== GOAL OF THE EXERCISE ==
Print exactly the lines from the first one down to the line containing "from matplotlib.ticker import MultipleLocator", both ends included, with no pictures and nothing else.

-*-*-

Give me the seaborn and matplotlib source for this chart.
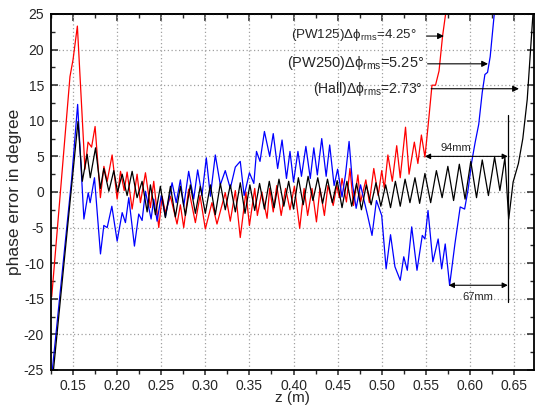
import numpy as np
import pandas as pd
import matplotlib
matplotlib.use("Agg")
import matplotlib.pyplot as plt
import seaborn as sns
from matplotlib.ticker import MultipleLocator

# ---------------- data: (z [m], phase error [deg]) ----------------
hall_points = [
    (0.127, -26.0), (0.1556, 9.9), (0.1605, 1.5), (0.166, 5.3), (0.1695, 2.0), (0.1755, 6.2),
    (0.181, 0.5), (0.1849, 3.3), (0.1906, 0.1), (0.1962, 3.0), (0.2005, 0.0), (0.2057, 2.5),
    (0.2113, -0.5), (0.217, 2.9), (0.2226, -0.8), (0.2283, 1.5), (0.234, -2.8), (0.2377, 1.0),
    (0.2434, -3.2), (0.249, 0.8), (0.2547, -3.6), (0.2604, 0.8), (0.266, -3.5), (0.2717, 0.8),
    (0.2774, -3.3), (0.283, 1.0), (0.2887, -3.0), (0.2943, 0.8), (0.300, -3.0), (0.3057, 1.0),
    (0.3113, -3.2), (0.317, 1.2), (0.3226, -2.5), (0.3283, 1.0), (0.334, -2.8), (0.3396, 1.3),
    (0.345, -3.0), (0.3505, 1.0), (0.356, -2.6), (0.3615, 1.2), (0.367, -2.4), (0.3725, 1.5),
    (0.378, -2.2), (0.3835, 1.8), (0.389, -2.0), (0.3945, 1.5), (0.400, -2.4), (0.4055, 2.0),
    (0.411, -1.8), (0.4165, 2.2), (0.422, -1.2), (0.4275, 2.0), (0.433, -1.6), (0.4385, 1.8),
    (0.444, -1.5), (0.4495, 1.6), (0.455, -2.2), (0.4605, 1.5), (0.466, -2.0), (0.4715, 1.2),
    (0.477, -2.5), (0.4825, 1.0), (0.488, -1.8), (0.4935, 1.3), (0.499, -2.0), (0.5045, 1.0),
    (0.510, -2.2), (0.5155, 1.5), (0.521, -2.0), (0.5265, 1.8), (0.532, -1.5), (0.5377, 2.0),
    (0.543, -1.6), (0.549, 2.6), (0.5555, -1.5), (0.562, 3.0), (0.5685, -0.8), (0.575, 3.6),
    (0.5815, -1.2), (0.588, 3.9), (0.5945, -1.0), (0.601, 4.3), (0.6075, -0.8), (0.614, 4.5),
    (0.621, -0.5), (0.628, 4.9), (0.634, 0.2), (0.6397, 4.8), (0.644, -3.8), (0.649, 1.4),
    (0.655, 4.0), (0.660, 7.5), (0.665, 13.0), (0.6715, 25.0),
]

pw125_points = [
    (0.1258, -14.7), (0.135, -1.0), (0.1465, 16.2), (0.150, 18.6), (0.1549, 23.3),
    (0.1635, 3.2), (0.167, 7.0), (0.171, 6.3), (0.175, 9.2), (0.181, -0.8), (0.185, 3.6),
    (0.1887, 1.5), (0.1943, 5.2), (0.200, -1.0), (0.2038, 2.9), (0.208, 0.2), (0.2113, 2.8),
    (0.217, -2.4), (0.2226, 2.5), (0.2264, -1.5), (0.2321, 2.7), (0.2377, -2.2), (0.2415, 1.5),
    (0.2472, -5.0), (0.251, -0.6), (0.2547, -2.9), (0.2604, -0.6), (0.2679, -4.5),
    (0.2717, -1.8), (0.2755, -5.0), (0.2811, 0.4), (0.2887, -4.3), (0.294, -0.5), (0.300, -5.2),
    (0.3075, -1.5), (0.3132, -4.5), (0.3226, -0.1), (0.3283, -4.1), (0.334, 0.2), (0.3396, -6.4),
    (0.346, 0.0), (0.350, -4.7), (0.356, 0.5), (0.359, -3.3), (0.364, 0.0), (0.370, -3.7),
    (0.373, 0.5), (0.377, -2.8), (0.381, 0.9), (0.386, -3.3), (0.391, 0.5), (0.396, -2.5),
    (0.401, 0.8), (0.407, -5.1), (0.412, 0.5), (0.416, -3.3), (0.421, 0.5), (0.426, -4.2),
    (0.430, 0.5), (0.435, -3.3), (0.439, 0.9), (0.445, -1.9), (0.449, 0.9), (0.452, -0.8),
    (0.455, 1.9), (0.460, -1.4), (0.464, 3.3), (0.468, -1.9), (0.473, 2.4), (0.476, -1.4),
    (0.482, 1.7), (0.486, -1.5), (0.491, 3.3), (0.496, -0.5), (0.500, 3.0), (0.503, 0.5),
    (0.507, 5.2), (0.512, 1.5), (0.517, 6.5), (0.521, 2.0), (0.527, 9.1), (0.531, 2.5),
    (0.537, 7.0), (0.541, 4.0), (0.545, 8.0), (0.549, 4.9), (0.553, 9.8), (0.557, 15.0),
    (0.561, 15.0), (0.565, 17.0), (0.569, 21.9), (0.573, 25.5),
]

pw250_points = [
    (0.1265, -25.0), (0.1484, 1.8), (0.1552, 12.3), (0.1623, -3.8), (0.1672, -0.1),
    (0.1694, -1.5), (0.1743, 2.0), (0.1811, -8.7), (0.1849, -4.7), (0.1887, -5.0),
    (0.194, -2.0), (0.200, -6.9), (0.2057, -2.9), (0.2094, -4.3), (0.2132, -0.8),
    (0.2196, -7.6), (0.2245, -3.1), (0.2283, -4.0), (0.2321, 0.1), (0.2385, -3.8),
    (0.2415, -1.0), (0.2453, -4.1), (0.250, -0.5), (0.2547, -3.5), (0.2623, 1.3),
    (0.267, -1.5), (0.2717, 1.7), (0.2755, -2.0), (0.2811, 2.9), (0.2868, -1.0),
    (0.2913, 3.1), (0.2962, -0.5), (0.3011, 4.8), (0.3057, -0.6), (0.3113, 5.2),
    (0.317, 1.0), (0.3226, 3.0), (0.3283, 0.5), (0.334, 3.5), (0.3396, 4.3),
    (0.344, -0.5), (0.350, 2.7), (0.355, 1.2), (0.358, 5.7), (0.362, 4.3),
    (0.367, 8.5), (0.373, 5.0), (0.377, 8.2), (0.382, 3.3), (0.387, 7.3),
    (0.392, 1.9), (0.396, 5.7), (0.400, 1.4), (0.405, 5.7), (0.409, 2.2),
    (0.414, 6.4), (0.419, 1.9), (0.423, 6.2), (0.427, 2.4), (0.432, 7.5),
    (0.437, 2.2), (0.441, 6.6), (0.446, 0.9), (0.450, 3.2), (0.455, -0.7),
    (0.459, 2.5), (0.463, 7.1), (0.467, 1.0), (0.471, -2.3), (0.476, 1.0),
    (0.480, -1.2), (0.484, -3.3), (0.489, -6.1), (0.494, -1.2), (0.500, -3.3),
    (0.505, -10.8), (0.510, -6.0), (0.515, -10.5), (0.521, -12.4), (0.525, -9.1),
    (0.529, -11.0), (0.534, -4.9), (0.540, -11.0), (0.546, -6.1), (0.549, -6.6),
    (0.5525, -2.6), (0.558, -9.8), (0.564, -6.6), (0.568, -10.8), (0.572, -7.3),
    (0.577, -13.1), (0.583, -7.3), (0.589, -2.1), (0.594, -2.4), (0.598, 0.4),
    (0.602, 4.2), (0.606, 7.0), (0.610, 9.5), (0.614, 14.0), (0.617, 16.5),
    (0.620, 16.8), (0.623, 19.0), (0.628, 25.5),
]

series_labels = ["(PW125)", "(PW250)", "(Hall)"]
rms_values = [4.25, 5.25, 2.73]
x_tick_values = [0.15, 0.20, 0.25, 0.30, 0.35, 0.40, 0.45, 0.50, 0.55, 0.60, 0.65]
y_tick_values = [-25, -20, -15, -10, -5, 0, 5, 10, 15, 20, 25]

# ---------------- style ----------------
sns.set_style("white")
plt.rcParams["font.family"] = ["Liberation Sans", "DejaVu Sans"]
plt.rcParams["mathtext.fontset"] = "custom"
plt.rcParams["mathtext.rm"] = "Liberation Sans"
plt.rcParams["mathtext.it"] = "Liberation Sans:italic"

fig = plt.figure(figsize=(5.38, 4.09), dpi=100)
ax = fig.add_axes([0.0948, 0.0954, 0.8978, 0.8704])


def to_df(points):
    return pd.DataFrame(points, columns=["z", "phase"])


line_kw = dict(lw=0.9, ax=ax, sort=False, estimator=None)
sns.lineplot(data=to_df(pw125_points), x="z", y="phase", color="#ff0000", **line_kw)
sns.lineplot(data=to_df(pw250_points), x="z", y="phase", color="#0000ff", **line_kw)
sns.lineplot(data=to_df(hall_points), x="z", y="phase", color="black", **line_kw)
for ln in ax.lines:
    ln.set_solid_joinstyle("round")

ax.set_xlim(0.125, 0.6727)
ax.set_ylim(-25, 25)
ax.set_xticks(x_tick_values)
ax.set_xticklabels([f"{v:.2f}" for v in x_tick_values])
ax.xaxis.set_minor_locator(MultipleLocator(0.025))
ax.set_yticks(y_tick_values)
ax.set_yticklabels([str(v) for v in y_tick_values])
ax.yaxis.set_minor_locator(MultipleLocator(2.5))

ax.grid(True, which="major", color="#a0a0a0", linestyle=(0, (1, 2)), linewidth=0.9)
for s in ax.spines.values():
    s.set_linewidth(1.3)
    s.set_color("black")

ax.tick_params(axis="x", which="major", direction="out", length=3.5, width=1.1,
               labelsize=10, pad=3, bottom=True, top=False)
ax.tick_params(axis="x", which="minor", direction="out", length=3, width=1.0,
               bottom=True, top=False)
ax.tick_params(axis="y", which="major", direction="in", length=5, width=1.1,
               labelsize=10, pad=5, left=True, right=True)
ax.tick_params(axis="y", which="minor", direction="in", length=3, width=1.0,
               left=True, right=True)

top = ax.secondary_xaxis("top")
top.set_xticks(x_tick_values)
top.xaxis.set_minor_locator(MultipleLocator(0.025))
top.tick_params(axis="x", which="major", direction="in", length=5, width=1.1, labeltop=False)
top.tick_params(axis="x", which="minor", direction="in", length=3, width=1.0)
top.spines["top"].set_linewidth(1.3)

ax.set_xlabel("z (m)", fontsize=11, labelpad=-1.5)
ax.set_ylabel("phase error in degree", fontsize=12.5, labelpad=1)

# ---------------- annotations ----------------
text_xy = [(0.540, 22.0), (0.548, 18.1), (0.547, 14.4)]
text_sizes = [9.6, 10.5, 10.1]
arrow_tail = [(0.551, 21.9), (0.552, 18.0), (0.556, 14.5)]
arrow_head = [(0.5705, 21.9), (0.6205, 18.0), (0.6556, 14.5)]
for lab, val, txy, fs, tail, head in zip(series_labels, rms_values, text_xy, text_sizes,
                                         arrow_tail, arrow_head):
    ax.text(txy[0], txy[1], lab + "Δϕ" + r"$_{\mathrm{rms}}$" + f"={val:.2f}°",
            ha="right", va="center", fontsize=fs)
    ax.annotate("", xy=head, xytext=tail,
                arrowprops=dict(arrowstyle="-|>", color="black", lw=0.8,
                                mutation_scale=9, shrinkA=0, shrinkB=0))

# 94 mm and 67 mm markers
ax.plot([0.643, 0.643], [10.8, -15.4], color="black", lw=0.9)
ax.annotate("", xy=(0.549, 5.0), xytext=(0.643, 5.0),
            arrowprops=dict(arrowstyle="<|-|>", color="black", lw=0.8,
                            mutation_scale=8, shrinkA=0, shrinkB=0))
ax.text(0.5836, 6.2, "94mm", ha="center", va="center", fontsize=8)
ax.annotate("", xy=(0.576, -13.1), xytext=(0.643, -13.1),
            arrowprops=dict(arrowstyle="<|-|>", color="black", lw=0.8,
                            mutation_scale=8, shrinkA=0, shrinkB=0))
ax.text(0.609, -14.8, "67mm", ha="center", va="center", fontsize=8)

fig.savefig("out.png", dpi=100)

-*-*-

== SOLUTION TO THIS TASK ==
Give me the seaborn and matplotlib source for this chart.
import numpy as np
import pandas as pd
import matplotlib
matplotlib.use("Agg")
import matplotlib.pyplot as plt
import seaborn as sns
from matplotlib.ticker import MultipleLocator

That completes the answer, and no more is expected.